** start Provided data **

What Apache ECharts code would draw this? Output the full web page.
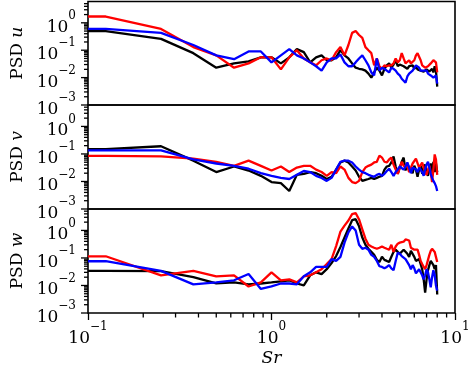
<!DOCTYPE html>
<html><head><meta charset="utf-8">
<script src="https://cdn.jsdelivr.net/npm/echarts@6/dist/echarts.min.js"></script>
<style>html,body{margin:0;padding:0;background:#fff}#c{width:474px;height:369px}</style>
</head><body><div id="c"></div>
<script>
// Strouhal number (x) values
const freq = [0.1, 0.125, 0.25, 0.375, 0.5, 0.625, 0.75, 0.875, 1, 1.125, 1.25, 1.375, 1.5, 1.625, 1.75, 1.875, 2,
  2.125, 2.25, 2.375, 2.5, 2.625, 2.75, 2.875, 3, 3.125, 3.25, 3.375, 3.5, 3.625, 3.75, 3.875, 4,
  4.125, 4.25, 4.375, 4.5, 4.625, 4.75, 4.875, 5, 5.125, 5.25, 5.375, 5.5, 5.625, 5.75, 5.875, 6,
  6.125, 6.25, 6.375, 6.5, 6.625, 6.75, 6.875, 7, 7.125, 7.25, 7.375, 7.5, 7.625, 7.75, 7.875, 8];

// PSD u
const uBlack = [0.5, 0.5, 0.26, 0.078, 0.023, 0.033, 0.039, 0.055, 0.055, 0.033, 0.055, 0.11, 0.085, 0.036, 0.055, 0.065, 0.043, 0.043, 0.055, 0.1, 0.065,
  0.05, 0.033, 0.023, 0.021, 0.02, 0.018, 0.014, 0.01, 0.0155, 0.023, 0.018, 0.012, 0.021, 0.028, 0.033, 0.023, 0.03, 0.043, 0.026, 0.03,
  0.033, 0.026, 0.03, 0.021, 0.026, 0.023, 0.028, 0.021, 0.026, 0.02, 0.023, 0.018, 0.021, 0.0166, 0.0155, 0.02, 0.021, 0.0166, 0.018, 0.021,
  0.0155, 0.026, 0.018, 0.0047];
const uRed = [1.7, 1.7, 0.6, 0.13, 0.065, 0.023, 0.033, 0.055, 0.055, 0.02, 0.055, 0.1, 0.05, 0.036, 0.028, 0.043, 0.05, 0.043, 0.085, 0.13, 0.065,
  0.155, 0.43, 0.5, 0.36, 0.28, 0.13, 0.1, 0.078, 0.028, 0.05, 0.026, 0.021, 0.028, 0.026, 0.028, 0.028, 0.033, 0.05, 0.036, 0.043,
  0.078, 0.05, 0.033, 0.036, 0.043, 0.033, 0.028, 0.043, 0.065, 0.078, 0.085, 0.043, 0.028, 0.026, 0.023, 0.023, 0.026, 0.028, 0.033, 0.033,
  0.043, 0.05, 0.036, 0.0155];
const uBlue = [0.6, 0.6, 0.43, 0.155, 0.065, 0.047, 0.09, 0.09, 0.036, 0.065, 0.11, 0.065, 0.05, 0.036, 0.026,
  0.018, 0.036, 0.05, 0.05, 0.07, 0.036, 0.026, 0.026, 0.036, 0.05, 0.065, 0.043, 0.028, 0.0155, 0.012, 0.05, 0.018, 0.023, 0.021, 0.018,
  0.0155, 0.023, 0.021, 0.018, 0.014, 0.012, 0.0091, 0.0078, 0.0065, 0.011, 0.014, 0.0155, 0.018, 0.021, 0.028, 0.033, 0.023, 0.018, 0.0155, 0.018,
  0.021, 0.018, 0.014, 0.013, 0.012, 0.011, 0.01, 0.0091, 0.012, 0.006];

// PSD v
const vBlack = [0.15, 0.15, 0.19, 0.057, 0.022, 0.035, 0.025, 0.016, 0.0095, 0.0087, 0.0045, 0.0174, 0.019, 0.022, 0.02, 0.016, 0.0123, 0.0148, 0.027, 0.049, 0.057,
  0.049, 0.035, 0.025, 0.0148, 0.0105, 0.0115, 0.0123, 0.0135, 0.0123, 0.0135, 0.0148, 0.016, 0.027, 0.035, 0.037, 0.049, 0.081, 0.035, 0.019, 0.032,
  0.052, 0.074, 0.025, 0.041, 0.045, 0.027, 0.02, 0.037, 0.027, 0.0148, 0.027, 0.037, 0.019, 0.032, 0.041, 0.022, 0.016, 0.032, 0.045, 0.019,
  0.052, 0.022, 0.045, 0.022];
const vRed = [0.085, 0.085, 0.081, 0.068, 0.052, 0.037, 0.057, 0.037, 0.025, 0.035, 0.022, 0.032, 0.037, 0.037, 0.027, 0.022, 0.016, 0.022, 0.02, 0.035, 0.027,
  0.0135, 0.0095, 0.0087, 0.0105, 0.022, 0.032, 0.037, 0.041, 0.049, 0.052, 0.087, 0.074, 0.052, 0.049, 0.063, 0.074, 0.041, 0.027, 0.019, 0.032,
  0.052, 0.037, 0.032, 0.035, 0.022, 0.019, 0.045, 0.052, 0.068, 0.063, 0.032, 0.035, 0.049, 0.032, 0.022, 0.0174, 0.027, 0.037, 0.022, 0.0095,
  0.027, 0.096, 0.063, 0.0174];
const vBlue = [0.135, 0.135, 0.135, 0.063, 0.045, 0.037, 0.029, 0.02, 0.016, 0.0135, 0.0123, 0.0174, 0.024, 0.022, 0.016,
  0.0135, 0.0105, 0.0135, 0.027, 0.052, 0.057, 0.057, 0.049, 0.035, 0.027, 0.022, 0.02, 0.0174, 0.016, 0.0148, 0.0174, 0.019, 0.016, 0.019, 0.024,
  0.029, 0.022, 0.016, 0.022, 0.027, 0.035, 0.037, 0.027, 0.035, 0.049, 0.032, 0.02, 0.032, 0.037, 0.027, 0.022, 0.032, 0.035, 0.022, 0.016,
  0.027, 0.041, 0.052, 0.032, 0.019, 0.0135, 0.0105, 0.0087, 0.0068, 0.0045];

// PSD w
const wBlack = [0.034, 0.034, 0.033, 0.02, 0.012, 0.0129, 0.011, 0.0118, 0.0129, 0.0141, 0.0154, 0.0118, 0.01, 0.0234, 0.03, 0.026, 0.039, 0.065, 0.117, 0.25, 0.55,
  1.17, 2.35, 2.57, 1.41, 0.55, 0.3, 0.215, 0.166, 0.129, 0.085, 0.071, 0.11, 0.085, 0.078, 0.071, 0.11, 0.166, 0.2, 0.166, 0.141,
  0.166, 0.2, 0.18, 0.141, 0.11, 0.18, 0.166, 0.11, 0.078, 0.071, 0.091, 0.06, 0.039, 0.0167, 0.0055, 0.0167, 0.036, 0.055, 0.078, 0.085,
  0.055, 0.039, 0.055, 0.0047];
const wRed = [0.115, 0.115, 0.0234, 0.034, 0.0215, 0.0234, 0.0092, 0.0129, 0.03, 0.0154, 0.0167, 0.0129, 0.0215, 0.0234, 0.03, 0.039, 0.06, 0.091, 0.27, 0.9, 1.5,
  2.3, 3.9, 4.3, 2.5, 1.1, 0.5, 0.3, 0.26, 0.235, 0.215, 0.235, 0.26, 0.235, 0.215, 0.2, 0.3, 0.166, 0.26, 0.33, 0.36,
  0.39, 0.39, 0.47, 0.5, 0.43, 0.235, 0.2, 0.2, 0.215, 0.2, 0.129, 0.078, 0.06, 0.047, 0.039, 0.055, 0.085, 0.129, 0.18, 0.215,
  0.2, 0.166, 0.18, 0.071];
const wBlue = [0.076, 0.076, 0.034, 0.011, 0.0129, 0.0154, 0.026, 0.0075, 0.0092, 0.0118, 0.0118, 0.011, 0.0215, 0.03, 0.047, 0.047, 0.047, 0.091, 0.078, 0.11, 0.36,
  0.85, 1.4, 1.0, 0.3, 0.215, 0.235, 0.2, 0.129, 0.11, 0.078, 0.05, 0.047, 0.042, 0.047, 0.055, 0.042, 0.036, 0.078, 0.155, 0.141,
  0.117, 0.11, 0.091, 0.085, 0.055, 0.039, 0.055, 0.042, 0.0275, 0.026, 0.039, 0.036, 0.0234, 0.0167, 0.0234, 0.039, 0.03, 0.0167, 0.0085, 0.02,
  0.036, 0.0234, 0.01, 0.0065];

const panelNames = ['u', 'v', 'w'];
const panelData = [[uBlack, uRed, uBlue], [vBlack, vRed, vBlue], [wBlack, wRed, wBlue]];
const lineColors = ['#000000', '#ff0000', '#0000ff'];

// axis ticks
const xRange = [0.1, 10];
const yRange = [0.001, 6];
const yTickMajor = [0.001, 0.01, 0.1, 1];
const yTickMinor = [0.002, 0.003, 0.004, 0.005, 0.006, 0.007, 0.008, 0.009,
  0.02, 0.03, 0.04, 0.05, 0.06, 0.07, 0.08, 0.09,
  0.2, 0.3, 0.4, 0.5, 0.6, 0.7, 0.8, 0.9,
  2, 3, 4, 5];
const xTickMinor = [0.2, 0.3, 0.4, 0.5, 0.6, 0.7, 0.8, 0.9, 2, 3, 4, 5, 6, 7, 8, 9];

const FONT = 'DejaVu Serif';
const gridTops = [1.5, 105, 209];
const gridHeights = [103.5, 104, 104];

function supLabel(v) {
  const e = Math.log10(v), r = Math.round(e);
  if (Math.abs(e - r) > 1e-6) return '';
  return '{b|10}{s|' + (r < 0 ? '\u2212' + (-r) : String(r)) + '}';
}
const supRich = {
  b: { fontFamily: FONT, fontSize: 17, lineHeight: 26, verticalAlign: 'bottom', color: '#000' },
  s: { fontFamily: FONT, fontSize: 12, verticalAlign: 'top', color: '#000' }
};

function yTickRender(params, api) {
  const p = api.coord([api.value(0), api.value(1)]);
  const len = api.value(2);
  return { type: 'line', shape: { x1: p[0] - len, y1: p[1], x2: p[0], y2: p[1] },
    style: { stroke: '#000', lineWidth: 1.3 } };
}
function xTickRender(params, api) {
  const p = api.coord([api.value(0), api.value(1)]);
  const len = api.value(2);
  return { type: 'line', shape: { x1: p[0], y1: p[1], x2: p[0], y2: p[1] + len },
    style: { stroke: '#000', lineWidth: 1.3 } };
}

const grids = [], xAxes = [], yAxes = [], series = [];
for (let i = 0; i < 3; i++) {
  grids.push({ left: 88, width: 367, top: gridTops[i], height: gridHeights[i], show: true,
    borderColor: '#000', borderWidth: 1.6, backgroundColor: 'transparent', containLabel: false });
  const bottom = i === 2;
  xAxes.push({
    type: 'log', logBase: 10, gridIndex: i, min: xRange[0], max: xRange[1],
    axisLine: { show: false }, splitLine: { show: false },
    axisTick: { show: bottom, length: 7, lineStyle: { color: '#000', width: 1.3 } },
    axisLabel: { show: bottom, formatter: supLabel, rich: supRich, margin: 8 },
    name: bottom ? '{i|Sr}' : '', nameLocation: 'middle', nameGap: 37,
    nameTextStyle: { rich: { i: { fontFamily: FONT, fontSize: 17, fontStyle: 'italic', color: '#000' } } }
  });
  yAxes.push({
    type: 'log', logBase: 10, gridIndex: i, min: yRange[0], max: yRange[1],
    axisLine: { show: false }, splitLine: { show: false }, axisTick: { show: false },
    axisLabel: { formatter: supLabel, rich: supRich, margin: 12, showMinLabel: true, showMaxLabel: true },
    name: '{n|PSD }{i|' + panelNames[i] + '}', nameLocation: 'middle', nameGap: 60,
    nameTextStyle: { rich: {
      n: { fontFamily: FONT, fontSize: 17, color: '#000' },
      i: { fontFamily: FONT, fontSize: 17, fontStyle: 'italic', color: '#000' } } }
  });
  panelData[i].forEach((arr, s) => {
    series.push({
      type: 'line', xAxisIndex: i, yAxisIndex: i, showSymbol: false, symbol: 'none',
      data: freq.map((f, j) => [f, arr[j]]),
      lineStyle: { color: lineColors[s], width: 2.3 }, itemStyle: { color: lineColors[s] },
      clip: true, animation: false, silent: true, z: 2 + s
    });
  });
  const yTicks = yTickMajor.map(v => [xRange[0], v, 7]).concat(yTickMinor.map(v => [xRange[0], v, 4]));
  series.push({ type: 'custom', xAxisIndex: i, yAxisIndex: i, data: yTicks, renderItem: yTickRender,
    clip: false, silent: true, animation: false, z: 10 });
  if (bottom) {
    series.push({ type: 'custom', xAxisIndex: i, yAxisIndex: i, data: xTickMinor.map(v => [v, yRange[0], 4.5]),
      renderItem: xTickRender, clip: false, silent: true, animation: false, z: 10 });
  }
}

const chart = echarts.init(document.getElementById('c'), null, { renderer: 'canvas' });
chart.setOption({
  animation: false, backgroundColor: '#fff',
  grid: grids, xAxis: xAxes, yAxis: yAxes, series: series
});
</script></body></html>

** end Provided data **

Please take the lines from the beginning of the data above through the line holding "7.75, 7.875, 8];" and transcribe them exactly, without any pictures.

▸ **Expected output**
What Apache ECharts code would draw this? Output the full web page.
<!DOCTYPE html>
<html><head><meta charset="utf-8">
<script src="https://cdn.jsdelivr.net/npm/echarts@6/dist/echarts.min.js"></script>
<style>html,body{margin:0;padding:0;background:#fff}#c{width:474px;height:369px}</style>
</head><body><div id="c"></div>
<script>
// Strouhal number (x) values
const freq = [0.1, 0.125, 0.25, 0.375, 0.5, 0.625, 0.75, 0.875, 1, 1.125, 1.25, 1.375, 1.5, 1.625, 1.75, 1.875, 2,
  2.125, 2.25, 2.375, 2.5, 2.625, 2.75, 2.875, 3, 3.125, 3.25, 3.375, 3.5, 3.625, 3.75, 3.875, 4,
  4.125, 4.25, 4.375, 4.5, 4.625, 4.75, 4.875, 5, 5.125, 5.25, 5.375, 5.5, 5.625, 5.75, 5.875, 6,
  6.125, 6.25, 6.375, 6.5, 6.625, 6.75, 6.875, 7, 7.125, 7.25, 7.375, 7.5, 7.625, 7.75, 7.875, 8];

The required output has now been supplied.